● Exercise prompt
Copy the data that follows, character for character, minus the pictures.

==============================

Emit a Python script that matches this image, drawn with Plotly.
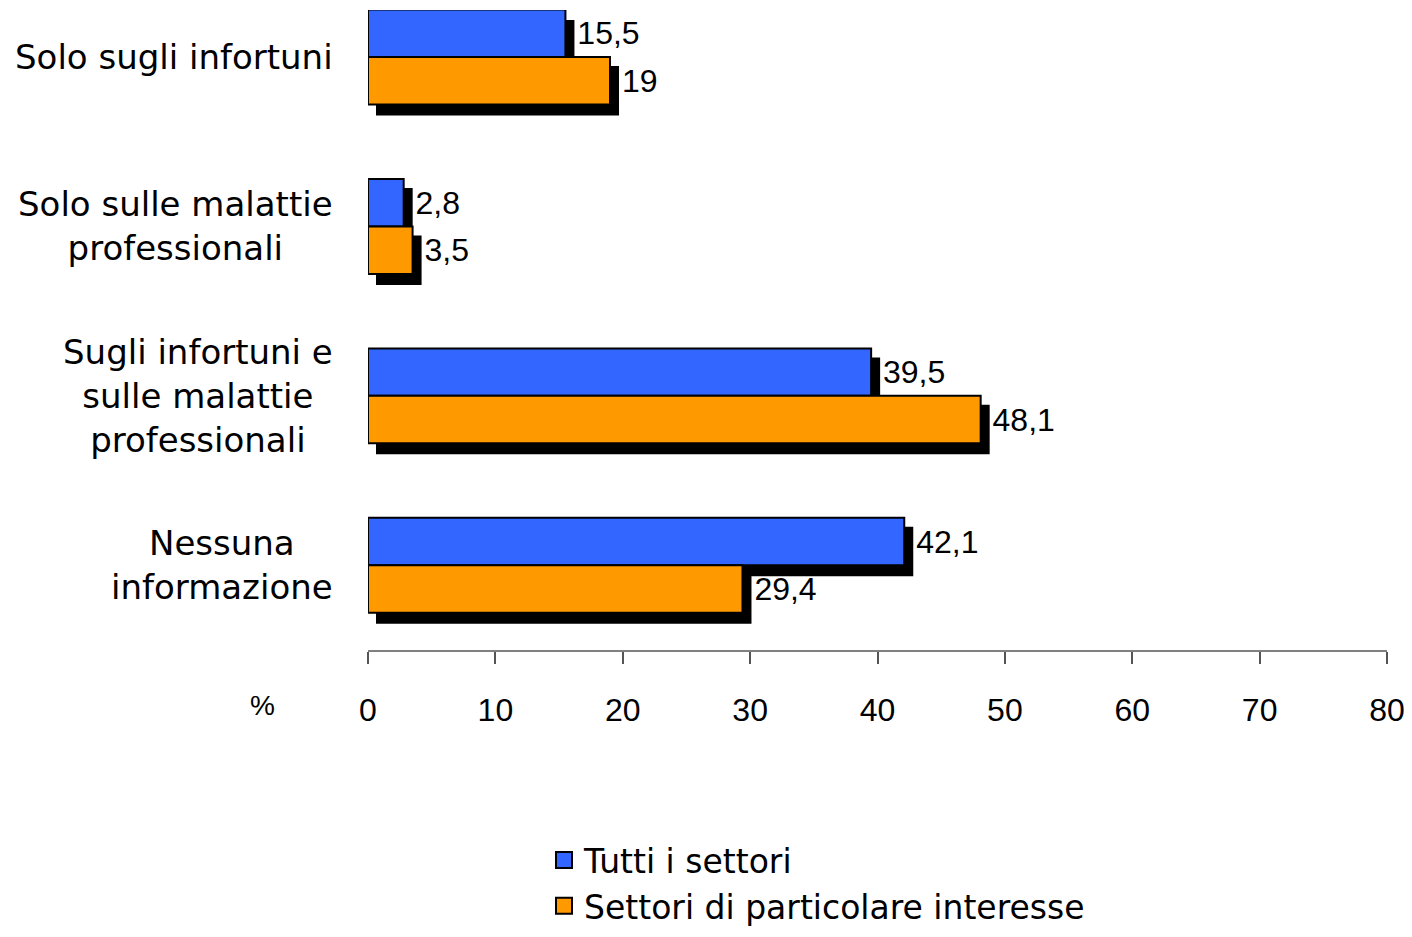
import plotly.graph_objects as go

# data
categories = ['Solo sugli infortuni',
              'Solo sulle malattie<br>professionali',
              'Sugli infortuni e<br>sulle malattie<br>professionali',
              'Nessuna<br>informazione']
tutti = [15.5, 2.8, 39.5, 42.1]
particolari = [19, 3.5, 48.1, 29.4]
series_names = ['Tutti i settori', 'Settori di particolare interesse']
colors = ['#3366FF', '#FF9900']
xticks = [0, 10, 20, 30, 40, 50, 60, 70, 80]

# the page body has an 8px margin, so the figure is sized to fit the window
OFF = 8
W, H = 1412 - 2 * OFF, 937 - 2 * OFF
# plot area in paper pixels
px_l, px_r = 368 - OFF, 1387 - OFF
px_t, px_b = 10 - OFF, 650 - OFF
dx, dy = 8, 10  # shadow offset

FONT = 'Liberation Sans'
LABFONT = 'DejaVu Sans'

def lab(v):
    s = ('%g' % v).replace('.', ',')
    return '\u00a0' + s

fig = go.Figure()

# shadows (drawn first, on a shifted subplot)
for vals in [tutti, particolari]:
    fig.add_trace(go.Bar(x=vals, y=categories, orientation='h',
                         marker=dict(color='black', line=dict(color='black', width=2)),
                         showlegend=False, hoverinfo='skip',
                         xaxis='x', yaxis='y'))

# real bars
for name, vals, c in zip(series_names, [tutti, particolari], colors):
    fig.add_trace(go.Bar(x=vals, y=categories, orientation='h', name=name,
                         marker=dict(color=c, line=dict(color='black', width=2)),
                         text=[lab(v) for v in vals], textposition='outside',
                         textfont=dict(size=32, color='black', family=FONT),
                         cliponaxis=False, showlegend=False,
                         xaxis='x2', yaxis='y2'))

# legend entries
for name, c in zip(series_names, colors):
    fig.add_trace(go.Scatter(x=[None], y=[None], mode='markers', name=name,
                             marker=dict(symbol='square', size=22, color=c,
                                         line=dict(color='black', width=2)),
                             xaxis='x2', yaxis='y2'))

top_val = -(57 - 10) / 169.3  # category value at top edge of plot area
ycat = dict(type='category', categoryorder='array', categoryarray=categories,
            range=[3.5, top_val],
            showticklabels=False, showgrid=False, zeroline=False, showline=False,
            ticks='')

fig.update_layout(
    width=W, height=H,
    margin=dict(l=0, r=0, t=0, b=0, autoexpand=False),
    paper_bgcolor='white', plot_bgcolor='rgba(0,0,0,0)',
    barmode='group', bargap=0.44, bargroupgap=0,
    font=dict(family=FONT, size=32, color='black'),
    xaxis=dict(domain=[(px_l + dx) / W, (px_r + dx) / W], range=[0, 80],
               visible=False, anchor='y'),
    yaxis=dict(ycat, domain=[1 - (px_b + dy) / H, 1 - (px_t + dy) / H], anchor='x'),
    xaxis2=dict(domain=[px_l / W, px_r / W], range=[0, 80], anchor='y2',
                tickvals=xticks, ticks='outside', ticklen=12, tickcolor='#555555',
                tickwidth=1.5, showline=True, linecolor='#808080', linewidth=2,
                showgrid=False, zeroline=False, ticklabelstandoff=19,
                ticklabeloverflow='allow',
                tickfont=dict(size=32, family=FONT), automargin=False),
    yaxis2=dict(ycat, domain=[1 - px_b / H, 1 - px_t / H], anchor='x2'),
    legend=dict(x=(544 - OFF) / W, y=1 - (832 - OFF) / H, xanchor='left', yanchor='top',
                font=dict(size=33, family=LABFONT), bgcolor='rgba(0,0,0,0)',
                tracegroupgap=0),
    showlegend=True,
)

# category labels, lines centred, block right aligned
for cat in categories:
    fig.add_annotation(x=(335 - OFF) / W, xref='paper', y=cat, yref='y2',
                       text=cat, showarrow=False, xanchor='right', align='center',
                       font=dict(size=34, family=LABFONT))

fig.add_annotation(x=(262 - OFF) / W, y=1 - (705 - OFF) / H, xref='paper', yref='paper',
                   xanchor='center', yanchor='middle',
                   text='%', showarrow=False, font=dict(size=28, family=FONT))

fig.write_html('out.html')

==============================

● Reply
Emit a Python script that matches this image, drawn with Plotly.
import plotly.graph_objects as go

# data
categories = ['Solo sugli infortuni',
              'Solo sulle malattie<br>professionali',
              'Sugli infortuni e<br>sulle malattie<br>professionali',
              'Nessuna<br>informazione']
tutti = [15.5, 2.8, 39.5, 42.1]
particolari = [19, 3.5, 48.1, 29.4]
series_names = ['Tutti i settori', 'Settori di particolare interesse']
colors = ['#3366FF', '#FF9900']
xticks = [0, 10, 20, 30, 40, 50, 60, 70, 80]

# the page body has an 8px margin, so the figure is sized to fit the window
OFF = 8
W, H = 1412 - 2 * OFF, 937 - 2 * OFF
# plot area in paper pixels
px_l, px_r = 368 - OFF, 1387 - OFF
px_t, px_b = 10 - OFF, 650 - OFF
dx, dy = 8, 10  # shadow offset

FONT = 'Liberation Sans'
LABFONT = 'DejaVu Sans'

def lab(v):
    s = ('%g' % v).replace('.', ',')
    return '\u00a0' + s

fig = go.Figure()

# shadows (drawn first, on a shifted subplot)
for vals in [tutti, particolari]:
    fig.add_trace(go.Bar(x=vals, y=categories, orientation='h',
                         marker=dict(color='black', line=dict(color='black', width=2)),
                         showlegend=False, hoverinfo='skip',
                         xaxis='x', yaxis='y'))

# real bars
for name, vals, c in zip(series_names, [tutti, particolari], colors):
    fig.add_trace(go.Bar(x=vals, y=categories, orientation='h', name=name,
                         marker=dict(color=c, line=dict(color='black', width=2)),
                         text=[lab(v) for v in vals], textposition='outside',
                         textfont=dict(size=32, color='black', family=FONT),
                         cliponaxis=False, showlegend=False,
                         xaxis='x2', yaxis='y2'))

# legend entries
for name, c in zip(series_names, colors):
    fig.add_trace(go.Scatter(x=[None], y=[None], mode='markers', name=name,
                             marker=dict(symbol='square', size=22, color=c,
                                         line=dict(color='black', width=2)),
                             xaxis='x2', yaxis='y2'))

top_val = -(57 - 10) / 169.3  # category value at top edge of plot area
ycat = dict(type='category', categoryorder='array', categoryarray=categories,
            range=[3.5, top_val],
            showticklabels=False, showgrid=False, zeroline=False, showline=False,
            ticks='')

fig.update_layout(
    width=W, height=H,
    margin=dict(l=0, r=0, t=0, b=0, autoexpand=False),
    paper_bgcolor='white', plot_bgcolor='rgba(0,0,0,0)',
    barmode='group', bargap=0.44, bargroupgap=0,
    font=dict(family=FONT, size=32, color='black'),
    xaxis=dict(domain=[(px_l + dx) / W, (px_r + dx) / W], range=[0, 80],
               visible=False, anchor='y'),
    yaxis=dict(ycat, domain=[1 - (px_b + dy) / H, 1 - (px_t + dy) / H], anchor='x'),
    xaxis2=dict(domain=[px_l / W, px_r / W], range=[0, 80], anchor='y2',
                tickvals=xticks, ticks='outside', ticklen=12, tickcolor='#555555',
                tickwidth=1.5, showline=True, linecolor='#808080', linewidth=2,
                showgrid=False, zeroline=False, ticklabelstandoff=19,
                ticklabeloverflow='allow',
                tickfont=dict(size=32, family=FONT), automargin=False),
    yaxis2=dict(ycat, domain=[1 - px_b / H, 1 - px_t / H], anchor='x2'),
    legend=dict(x=(544 - OFF) / W, y=1 - (832 - OFF) / H, xanchor='left', yanchor='top',
                font=dict(size=33, family=LABFONT), bgcolor='rgba(0,0,0,0)',
                tracegroupgap=0),
    showlegend=True,
)

# category labels, lines centred, block right aligned
for cat in categories:
    fig.add_annotation(x=(335 - OFF) / W, xref='paper', y=cat, yref='y2',
                       text=cat, showarrow=False, xanchor='right', align='center',
                       font=dict(size=34, family=LABFONT))

fig.add_annotation(x=(262 - OFF) / W, y=1 - (705 - OFF) / H, xref='paper', yref='paper',
                   xanchor='center', yanchor='middle',
                   text='%', showarrow=False, font=dict(size=28, family=FONT))

fig.write_html('out.html')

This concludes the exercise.